In answer to that last question, and to continue on from the link, we turn to love through watching example. We must want the kind of life we see others living. We must know – or at the very least suspect – what it must be like to live a beautiful life. Finding those who we see as having beautiful lives is where it gets a little tricky. I say this because it is of course relative to how we think. It’s relative to how educated we are to the importance of looking after our minds and bodies.

It could be that we wait for the warning signs

Be this in our health: we might wait until we experience blood in our vomit before we stop drinking (by then of course it might be too late). Or we might wait until our partner becomes violent before we decide to leave a toxic relationship. Either way, waiting, under these kind of circumstances, is a bit of a fools game. Far better to make a comparison, and then ask if the life we currently have, is making the grade. And with that in mind, be assured, a beautiful life has nothing to do with what most of us are taught to believe.
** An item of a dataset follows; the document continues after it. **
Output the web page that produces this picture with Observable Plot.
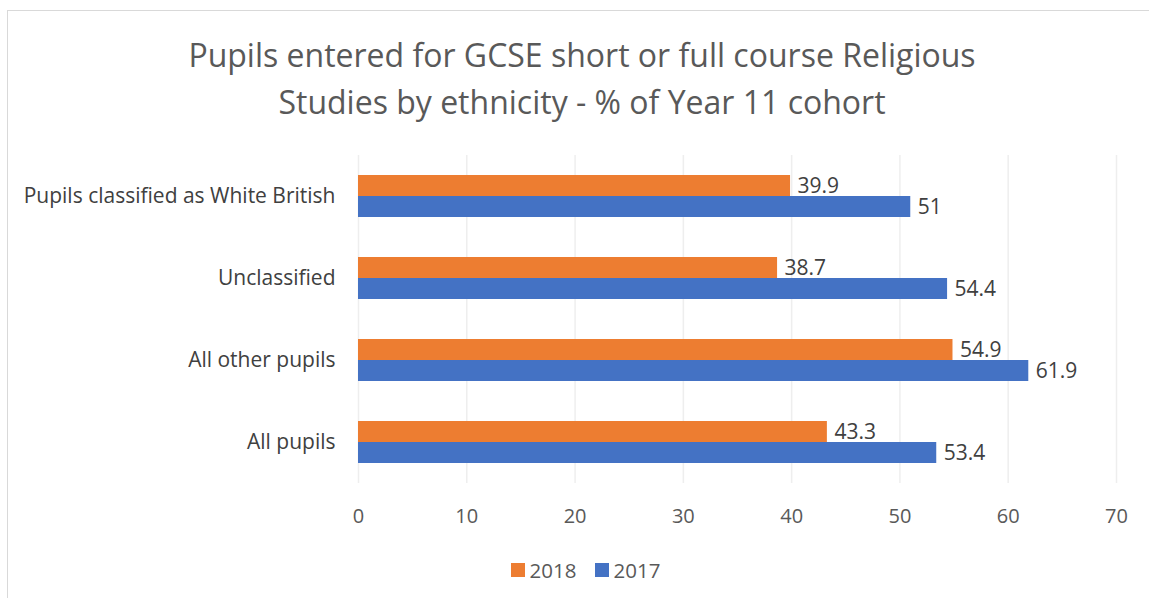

Yes there are times when to be told: ‘you have a choice’ can feel empty and even slightly insulting

It certainly feels this way when we’re powerless and unable to change. It’s this powerlessness we must firstly expunge. We do this through seeking examples of how to live and then applying this to ourselves. Yes, fear is involved, but then we must always turn to love. It’s okay to be afraid of the consequences – of continuing along the path we’re currently on – however, we must be aware and remember, love will always be the essential ingredient to find.

To close, there are some further important things for us to be aware of

Many of us follow the paths we do because we’re seeking the very thing I’m speaking of. We actually believe, on a very deep level, that the things we do – that are not for our better good – will get us the love and attention we crave. If we’re very lucky, toward the end of our lives, we might find a caring nurse or relative that treats us with the respect and love, only a child deserves. Here is the important point: We mustn’t seek this kind of love. The opportunity for this died when we became adults.

Those who suggest they will take responsibility for you, are taking your power, and keeping you stuck

The kind of love we must seek is that of an adult. A love that understands how being fully responsible for ourselves, is the only way to live a long, happy and healthy life. Don’t wait, find the examples you seek, and step into life. We turn powerlessness into power through love.